Dataset section:
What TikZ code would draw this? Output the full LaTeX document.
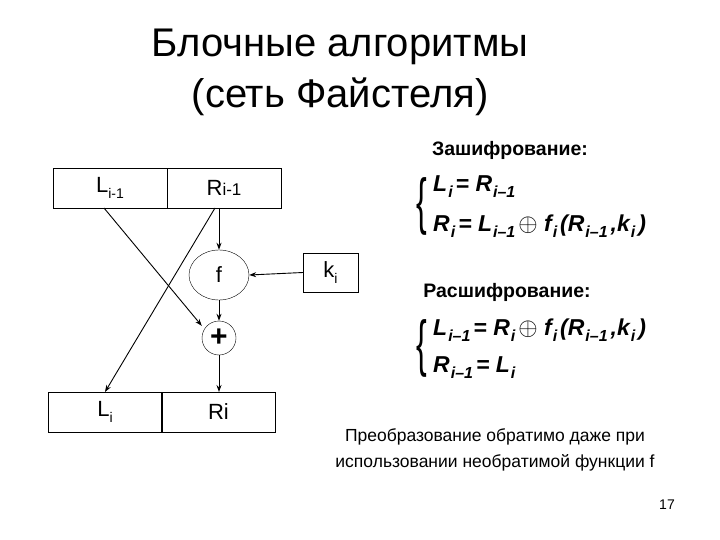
\documentclass[tikz,border=0pt]{standalone}
\usepackage{fontspec}
\setmainfont{Liberation Sans}
\usetikzlibrary{arrows.meta,shapes.geometric}
\newcommand{\sbs}[1]{\raisebox{-0.5ex}{\fontsize{14}{15}\selectfont #1}}
\newcommand{\sbb}[1]{\raisebox{-0.5ex}{\fontsize{16}{16}\selectfont\hspace{1pt}#1\hspace{3pt}}}
\newcommand{\xo}{{\upshape\mdseries\fontsize{24}{24}\selectfont$\oplus$}}
\begin{document}
\begin{tikzpicture}[x=1pt,y=-1pt,
  box/.style={draw,minimum width=114pt,minimum height=40pt,inner sep=0pt,font=\fontsize{22}{24}\selectfont},
  arr/.style={-{Stealth[length=7pt,width=5pt]},line width=0.9pt},
  brc/.style={inner sep=0pt,font=\fontsize{40}{40}\selectfont,xscale=0.8,yscale=1.55},
  fm/.style={font=\fontsize{23}{24}\selectfont\bfseries\itshape,anchor=west,inner sep=0pt}]
\useasboundingbox (0,0) rectangle (720,540);
\node[font=\fontsize{40}{44}\selectfont] (t1) at (340,47) {Блочные алгоритмы};
\node[font=\fontsize{40}{44}\selectfont] (t2) at (340,97) {(сеть Файстеля)};
\node[box] (l0) at (110,188) {L\sbs{i-1}};
\node[box] (r0) at (224,188) {R\fontsize{17}{18}\selectfont i-1};
\node[box,minimum width=113pt] (l1) at (105,412) {L\sbs{i}};
\node[box,minimum width=113pt] (r1) at (218.5,412) {Ri};
\node[draw,ellipse,minimum width=60pt,minimum height=50pt,inner sep=0pt,font=\fontsize{22}{24}\selectfont] (f) at (219,275) {f};
\node[draw,minimum width=55pt,minimum height=39pt,font=\fontsize{22}{24}\selectfont] (k) at (330.5,272.5) {k\sbs{i}};
\node[draw,circle,minimum size=34pt,inner sep=0pt,font=\fontsize{30}{30}\selectfont\bfseries] (p) at (219,338) {+};
\coordinate (a1) at (104,208);
\coordinate (a2) at (215,208);
\coordinate (a3) at (219,208);
\coordinate (b1) at (105,392);
\coordinate (b2) at (219,392);
\draw[arr] (a1) -- (p.west|-p.north west) ;
\draw[arr] (a2) -- (b1);
\draw[arr] (a3) -- (f.north);
\draw[arr] (f.south) -- (p.north);
\draw[arr] (p.south) -- (b2);
\draw[arr] (k.west) -- (f.east);
\node[font=\fontsize{19.5}{20}\selectfont\bfseries] (e1) at (510,150) {Зашифрование:};
\node[font=\fontsize{19.5}{20}\selectfont\bfseries] (e2) at (507,292) {Расшифрование:};
\node[brc] (br1) at (422,206) {\{};
\node[brc] (br2) at (422,348) {\{};
\node[fm] (f1) at (433,187) {L\sbb{i}= R\sbb{i–1}};
\node[fm] (f2) at (433,226) {R\sbb{i}= L\sbb{i–1}\xo\ f\sbb{i}(R\sbb{i–1},k\sbb{i})};
\node[fm] (f3) at (433,330) {L\sbb{i–1}= R\sbb{i}\xo\ f\sbb{i}(R\sbb{i–1},k\sbb{i})};
\node[fm] (f4) at (433,368) {R\sbb{i–1}= L\sbb{i}};
\node[font=\fontsize{17.5}{26}\selectfont,align=center] (txt) at (495,450) {Преобразование обратимо даже при\\использовании необратимой функции f};
\node[font=\fontsize{14}{15}\selectfont] (pg) at (667,505) {17};
\end{tikzpicture}
\end{document}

Set exercise: Quote the material in full and exactly; do not carry over its pictures.

Output for this exercise:
What TikZ code would draw this? Output the full LaTeX document.
\documentclass[tikz,border=0pt]{standalone}
\usepackage{fontspec}
\setmainfont{Liberation Sans}
\usetikzlibrary{arrows.meta,shapes.geometric}
\newcommand{\sbs}[1]{\raisebox{-0.5ex}{\fontsize{14}{15}\selectfont #1}}
\newcommand{\sbb}[1]{\raisebox{-0.5ex}{\fontsize{16}{16}\selectfont\hspace{1pt}#1\hspace{3pt}}}
\newcommand{\xo}{{\upshape\mdseries\fontsize{24}{24}\selectfont$\oplus$}}
\begin{document}
\begin{tikzpicture}[x=1pt,y=-1pt,
  box/.style={draw,minimum width=114pt,minimum height=40pt,inner sep=0pt,font=\fontsize{22}{24}\selectfont},
  arr/.style={-{Stealth[length=7pt,width=5pt]},line width=0.9pt},
  brc/.style={inner sep=0pt,font=\fontsize{40}{40}\selectfont,xscale=0.8,yscale=1.55},
  fm/.style={font=\fontsize{23}{24}\selectfont\bfseries\itshape,anchor=west,inner sep=0pt}]
\useasboundingbox (0,0) rectangle (720,540);
\node[font=\fontsize{40}{44}\selectfont] (t1) at (340,47) {Блочные алгоритмы};
\node[font=\fontsize{40}{44}\selectfont] (t2) at (340,97) {(сеть Файстеля)};
\node[box] (l0) at (110,188) {L\sbs{i-1}};
\node[box] (r0) at (224,188) {R\fontsize{17}{18}\selectfont i-1};
\node[box,minimum width=113pt] (l1) at (105,412) {L\sbs{i}};
\node[box,minimum width=113pt] (r1) at (218.5,412) {Ri};
\node[draw,ellipse,minimum width=60pt,minimum height=50pt,inner sep=0pt,font=\fontsize{22}{24}\selectfont] (f) at (219,275) {f};
\node[draw,minimum width=55pt,minimum height=39pt,font=\fontsize{22}{24}\selectfont] (k) at (330.5,272.5) {k\sbs{i}};
\node[draw,circle,minimum size=34pt,inner sep=0pt,font=\fontsize{30}{30}\selectfont\bfseries] (p) at (219,338) {+};
\coordinate (a1) at (104,208);
\coordinate (a2) at (215,208);
\coordinate (a3) at (219,208);
\coordinate (b1) at (105,392);
\coordinate (b2) at (219,392);
\draw[arr] (a1) -- (p.west|-p.north west) ;
\draw[arr] (a2) -- (b1);
\draw[arr] (a3) -- (f.north);
\draw[arr] (f.south) -- (p.north);
\draw[arr] (p.south) -- (b2);
\draw[arr] (k.west) -- (f.east);
\node[font=\fontsize{19.5}{20}\selectfont\bfseries] (e1) at (510,150) {Зашифрование:};
\node[font=\fontsize{19.5}{20}\selectfont\bfseries] (e2) at (507,292) {Расшифрование:};
\node[brc] (br1) at (422,206) {\{};
\node[brc] (br2) at (422,348) {\{};
\node[fm] (f1) at (433,187) {L\sbb{i}= R\sbb{i–1}};
\node[fm] (f2) at (433,226) {R\sbb{i}= L\sbb{i–1}\xo\ f\sbb{i}(R\sbb{i–1},k\sbb{i})};
\node[fm] (f3) at (433,330) {L\sbb{i–1}= R\sbb{i}\xo\ f\sbb{i}(R\sbb{i–1},k\sbb{i})};
\node[fm] (f4) at (433,368) {R\sbb{i–1}= L\sbb{i}};
\node[font=\fontsize{17.5}{26}\selectfont,align=center] (txt) at (495,450) {Преобразование обратимо даже при\\использовании необратимой функции f};
\node[font=\fontsize{14}{15}\selectfont] (pg) at (667,505) {17};
\end{tikzpicture}
\end{document}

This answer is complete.